The aim is to identify inequalities in services across Caithness. Jennifer wanted to hear local people’s views on what is good about Wick, what is not so good, and what can be done by the community to bring about improvements.

“People were very upset that the town centre has been allowed to get into such a state of disrepair and how some people don’t take pride in their surroundings,” Jennifer said afterwards.

“They felt that too many buildings had been left vacant and boarded up. Neighbouring shops feel that their businesses are suffering as a direct result.

“People feel that the town centre is dirty, with lots of cigarette butts, chewing gum and litter on the streets, as well as dog-fouling. They also pointed out that moss is in abundance on roofs and pavements.
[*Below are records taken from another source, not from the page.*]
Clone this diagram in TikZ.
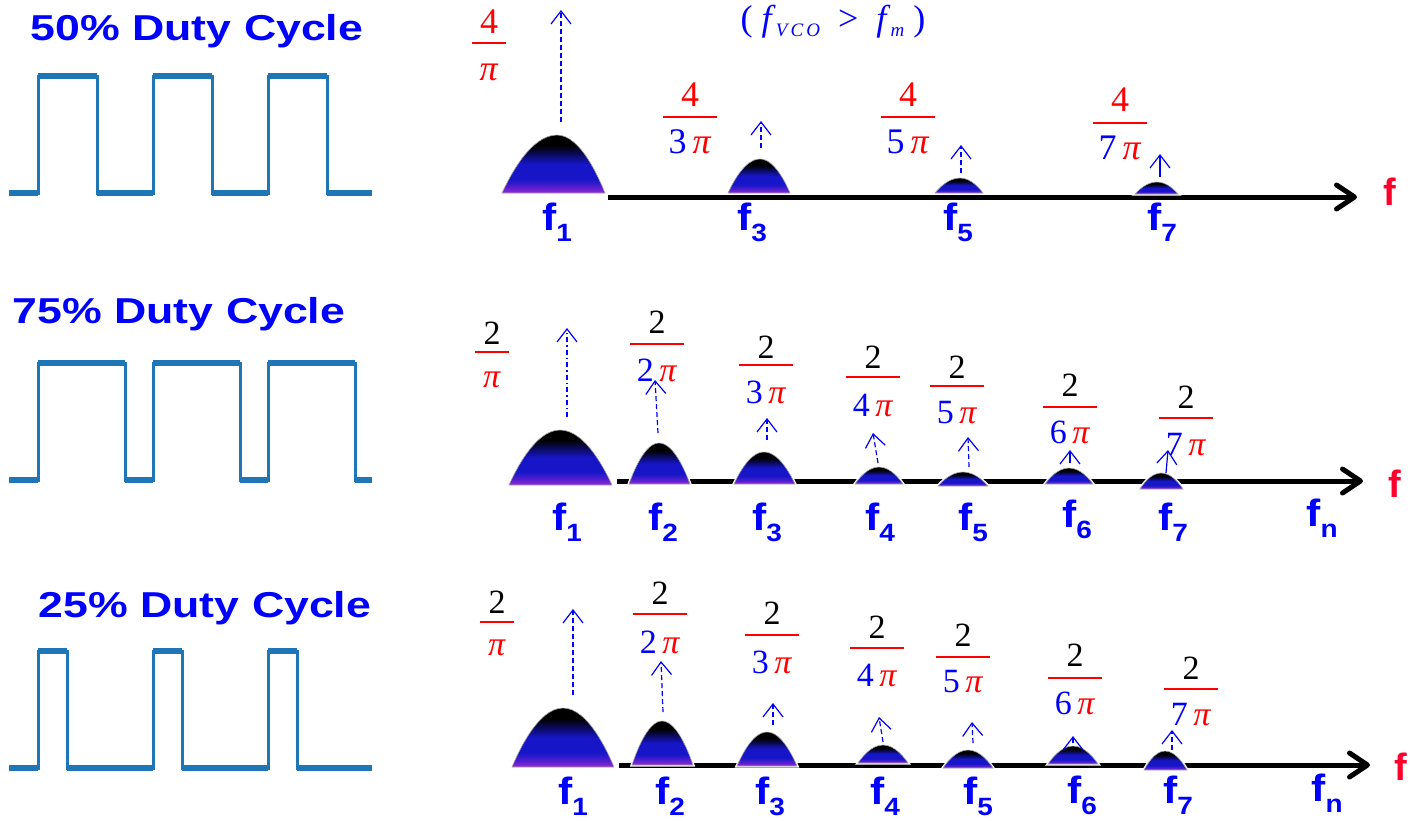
\documentclass[tikz,border=0pt]{standalone}
\usepackage{fontspec}
\setmainfont{Liberation Serif}
\setsansfont{Liberation Sans}
\usetikzlibrary{arrows.meta}
\definecolor{wavecol}{RGB}{30,118,182}
\definecolor{tblue}{RGB}{0,0,255}
\definecolor{fred}{RGB}{255,0,45}
\definecolor{hblue}{RGB}{22,22,200}
\definecolor{hpurp}{RGB}{150,40,215}
\pgfdeclareverticalshading{humpsh}{100bp}{color(0bp)=(hpurp); color(25bp)=(hpurp); color(30bp)=(hpurp!50!hblue); color(37bp)=(hblue); color(50bp)=(hblue); color(66bp)=(black); color(100bp)=(black)}
\newcommand\PI{\textcolor{red}{\textit{π}}}
\newcommand\Hump[5]{%
  \fill[white, draw=white, line width=3pt] (#1,#5) parabola bend (#3,#4) (#2,#5) -- cycle;
  \shade[shading=humpsh, draw=gray!70, line width=0.6pt] (#1,#5) parabola bend (#3,#4) (#2,#5) -- cycle;}
\newcommand\Frac[8]{%
  \node[fr] (#1n) at (#2,#3) {#7};
  \draw[frbar] (#2-#6,#4) -- (#2+#6,#4);
  \node[fr] (#1d) at (#2,#5) {#8};}
\newcommand\Wave[8]{%
  \draw[draw=wavecol, line width=3pt] (9,#1) -- (#3,#1) -- (#3,#2) -- (#4,#2) -- (#4,#1) -- (#5,#1) -- (#5,#2) -- (#6,#2) -- (#6,#1) -- (#7,#1) -- (#7,#2) -- (#8,#2) -- (#8,#1) -- (372,#1);
  \draw[draw=wavecol, line width=6pt] (9,#1) -- (#3,#1) (#3,#2) -- (#4,#2) (#4,#1) -- (#5,#1) (#5,#2) -- (#6,#2) (#6,#1) -- (#7,#1) (#7,#2) -- (#8,#2) (#8,#1) -- (372,#1);}
\newcommand\FL[4]{\node[flab] (#1) at (#2,#3) {\scalebox{1.12}[1]{f\raisebox{-11pt}{\fontsize{25}{25}\selectfont #4}}};}
\newcommand\SA[6]{%
  \coordinate (#1s) at (#2,#3); \coordinate (#1e) at (#4,#5);
  \draw[sarr, #6] (#1s) -- (#1e);}
\tikzset{
  title/.style={font=\sffamily\bfseries\fontsize{36}{40}\selectfont, text=tblue, inner sep=0pt, anchor=base},
  flab/.style={font=\sffamily\bfseries\fontsize{38}{40}\selectfont, text=tblue, inner sep=0pt, anchor=base},
  redf/.style={font=\sffamily\bfseries\fontsize{38}{40}\selectfont, text=fred, inner sep=0pt, anchor=base},
  fr/.style={text=tblue, inner sep=0pt},
  frbar/.style={draw=red, line width=1.5pt},
  sarr/.style={draw=tblue, line width=1.2pt, -{Straight Barb[length=13pt,width=20pt]}},
  dsh/.style={dash pattern=on 5pt off 3pt},
  dshdot/.style={dash pattern=on 5pt off 3pt on 1.5pt off 3pt},
  axisl/.style={draw=black, line width=5pt, -{Straight Barb[length=18pt,width=24pt,round]}},
}
\begin{document}
\begin{tikzpicture}[x=1pt,y=-1pt]
\useasboundingbox (0,0) rectangle (1410,820);
% ---------- waveforms and titles
\node[title] (t50) at (197,40) {\scalebox{1.24}[1]{50\% Duty Cycle}};
\node[title] (t75) at (179,323) {\scalebox{1.24}[1]{75\% Duty Cycle}};
\node[title] (t25) at (205,617) {\scalebox{1.24}[1]{25\% Duty Cycle}};
\Wave{193}{76}{38}{97}{153}{212}{268}{327}
\Wave{480}{363}{38}{125}{153}{240}{268}{355}
\Wave{768}{651}{38}{67}{153}{182}{268}{297}
% ---------- row 1
\coordinate (ax1s) at (608,197); \coordinate (ax1e) at (1357,197);
\draw[axisl] (ax1s) -- (ax1e);
\Hump{502}{605}{557}{135}{193}
\Hump{728}{790}{760}{159}{193}
\Hump{935}{983}{960}{178}{193}
\Hump{1135}{1178}{1157}{182}{194}
\SA{a11}{561}{122}{561}{10}{dsh}
\SA{a13}{761}{148}{761}{121}{dsh}
\SA{a15}{961}{173}{961}{145}{dsh}
\SA{a17}{1160}{177}{1160}{154}{}
\begin{scope}[fr/.append style={font=\fontsize{36}{40}\selectfont}]
\Frac{q11}{489}{22}{43}{72}{17}{\textcolor{red}{4}}{\PI}
\Frac{q13}{690}{95}{117}{142}{27}{\textcolor{red}{4}}{3\,\PI}
\Frac{q15}{908}{95}{117}{142}{27}{\textcolor{red}{4}}{5\,\PI}
\Frac{q17}{1120}{100}{123}{148}{27}{\textcolor{red}{4}}{7\,\PI}
\end{scope}
\node[text=tblue, inner sep=0pt, font=\fontsize{36}{40}\selectfont] (vco) at (833,22)
  {(\ \textit{f}\raisebox{-6pt}{\fontsize{19}{19}\selectfont\textit{V\,C\,O}}\ \ >\ \ \textit{f}\raisebox{-6pt}{\fontsize{19}{19}\selectfont\textit{m}}\ )};
\FL{l11}{557}{230}{1}
\FL{l13}{752}{230}{3}
\FL{l15}{958}{230}{5}
\FL{l17}{1162}{230}{7}
\node[redf] (rf1) at (1390,205) {f};
% ---------- row 2
\coordinate (ax2s) at (617,481); \coordinate (ax2e) at (1363,481);
\draw[axisl] (ax2s) -- (ax2e);
\Hump{509}{612}{560}{430}{485}
\Hump{629}{690}{659}{443}{484}
\Hump{734}{795}{764}{452}{484}
\Hump{855}{903}{879}{467}{484}
\Hump{938}{988}{963}{472}{486}
\Hump{1045}{1093}{1069}{468}{484}
\Hump{1140}{1183}{1161}{473}{489}
\SA{a21}{567}{417}{567}{328}{dshdot}
\SA{a22}{658}{433}{655}{380}{dsh}
\SA{a23}{767}{440}{767}{418}{dsh}
\SA{a24}{878}{463}{873}{433}{dsh}
\SA{a25}{969}{467}{968}{437}{dsh}
\SA{a26}{1070}{463}{1070}{450}{}
\SA{a27}{1166}{473}{1168}{450}{}
\begin{scope}[fr/.append style={font=\fontsize{34}{38}\selectfont}]
\Frac{q21}{492}{333}{352}{380}{17}{\textcolor{black}{2}}{\PI}
\Frac{q22}{657}{322}{344}{370}{27}{\textcolor{black}{2}}{2\,\PI}
\Frac{q23}{766}{347}{365}{392}{27}{\textcolor{black}{2}}{3\,\PI}
\Frac{q24}{873}{357}{377}{405}{27}{\textcolor{black}{2}}{4\,\PI}
\Frac{q25}{957}{367}{386}{413}{27}{\textcolor{black}{2}}{5\,\PI}
\Frac{q26}{1070}{385}{407}{432}{27}{\textcolor{black}{2}}{6\,\PI}
\Frac{q27}{1186}{397}{418}{445}{27}{\textcolor{black}{2}}{7\,\PI}
\end{scope}
\FL{l21}{567}{530}{1}
\FL{l22}{663}{530}{2}
\FL{l23}{767}{530}{3}
\FL{l24}{880}{530}{4}
\FL{l25}{973}{530}{5}
\FL{l26}{1077}{527}{6}
\FL{l27}{1173}{530}{7}
\FL{l2n}{1322}{526}{n}
\node[redf] (rf2) at (1395,497) {f};
% ---------- row 3
\coordinate (ax3s) at (619,765); \coordinate (ax3e) at (1370,765);
\draw[axisl] (ax3s) -- (ax3e);
\Hump{512}{614}{563}{708}{767}
\Hump{632}{693}{662}{721}{765}
\Hump{737}{797}{767}{732}{766}
\Hump{858}{908}{883}{745}{763}
\Hump{943}{993}{968}{750}{768}
\Hump{1048}{1098}{1073}{746}{764}
\Hump{1144}{1187}{1165}{751}{770}
\SA{a31}{573}{695}{573}{609}{dsh}
\SA{a32}{663}{712}{661}{661}{dsh}
\SA{a33}{773}{725}{773}{703}{dsh}
\SA{a34}{883}{742}{879}{717}{dsh}
\SA{a35}{973}{743}{972}{722}{dsh}
\SA{a36}{1073}{743}{1073}{736}{}
\SA{a37}{1172}{750}{1172}{730}{dsh}
\begin{scope}[fr/.append style={font=\fontsize{34}{38}\selectfont}]
\Frac{q31}{497}{602}{622}{648}{17}{\textcolor{black}{2}}{\PI}
\Frac{q32}{660}{593}{614}{642}{27}{\textcolor{black}{2}}{2\,\PI}
\Frac{q33}{772}{613}{635}{662}{27}{\textcolor{black}{2}}{3\,\PI}
\Frac{q34}{877}{627}{648}{675}{27}{\textcolor{black}{2}}{4\,\PI}
\Frac{q35}{963}{635}{657}{682}{27}{\textcolor{black}{2}}{5\,\PI}
\Frac{q36}{1075}{655}{678}{703}{27}{\textcolor{black}{2}}{6\,\PI}
\Frac{q37}{1191}{668}{689}{715}{27}{\textcolor{black}{2}}{7\,\PI}
\end{scope}
\FL{l31}{573}{804}{1}
\FL{l32}{670}{804}{2}
\FL{l33}{770}{804}{3}
\FL{l34}{885}{804}{4}
\FL{l35}{978}{804}{5}
\FL{l36}{1082}{803}{6}
\FL{l37}{1178}{803}{7}
\FL{l3n}{1327}{801}{n}
\node[redf] (rf3) at (1401,780) {f};
\end{tikzpicture}
\end{document}
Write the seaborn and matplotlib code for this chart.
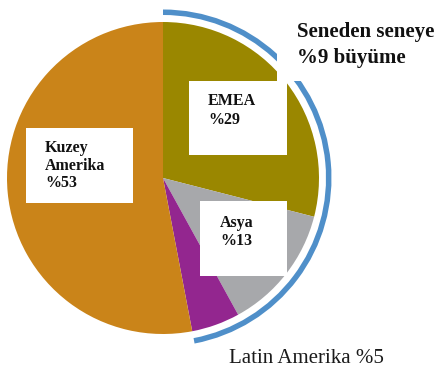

“They would like the owners of vacant buildings to be contacted and held accountable for leaving their premises in a derelict state. They would like to see the town spruced up, with street-sweepers to keep pavements clean, or business owners being made responsible for their area.”

It was suggested that if some premises are going to remain vacant then the window space should be used to promote the town in a positive way – with pictures of harbour developments or community events, for example, or visitor-friendly maps and information about local history.

Jennifer added: “There was also feedback about the great volunteering that goes on around the town, while people felt that the harbour area is looking good and thriving.

“Some feel the riverside is looking good but could be utilised better – a lot green area but used only a few times a year.”

Comments from Friday’s session are being collated and will be made available at a Wick locality plan meeting this Wednesday.

A previous Wick consultation event, held in the Pulteney Centre, covered drugs, alcohol and mental health issues.

There was positive feedback about Wick harbour, which is seen to be thriving.
There was positive feedback about Wick harbour, which is seen to be thriving.